In the Philippines, Dulmatin was last thought to be operating with the al Qaeda-linked Abu Sayyaf group, along with another Indonesian wanted over the Bali bombings, Umar Patek.
National Police chief Bambang Hendarso Danuri told a news conference that the raids in Jakarta had turned up remote controls that could be used to detonate bombs.
He also said that Dulmatin was more dangerous than some other well known militants, including expert bomb-maker Azahari Husin, who was killed by Indonesian police.
Dulmatin’s group had secured 500 million rupiah ($54,500) to buy weapons and for military training, with more money available, he added.
Security analyst Dynno Chressbon said Dulmatin’s group was believed to have supplied about 27 weapons, including M-16s and AK-47s to the group in Aceh.

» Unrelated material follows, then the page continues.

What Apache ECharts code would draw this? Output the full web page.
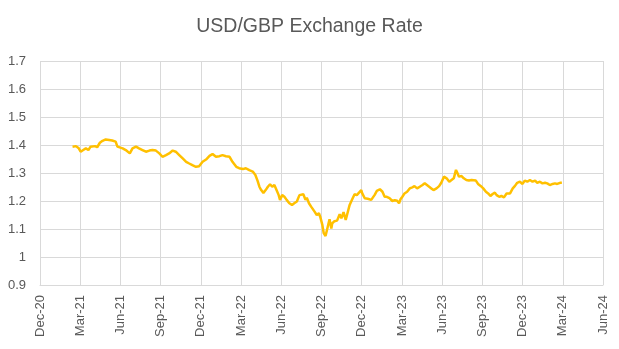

Since the 2002 Bali bombings, Indonesian authorities have captured or killed around 440 militant suspects, with around 250 convicted in courts and three executed by firing squad.
Indonesia’s markets were calm on Wednesday, with the rupiah currency steady and stocks up about 0.5 percent.
Better political stability and security have helped attract more investment in Southeast Asia’s biggest economy, although attacks in areas such as Bali have hit tourism previously.
Indonesia was one of the star emerging markets last year with stocks up 90 percent, government bonds up 20 percent and the rupiah, Asia’s best-performing currency, up 17 percent.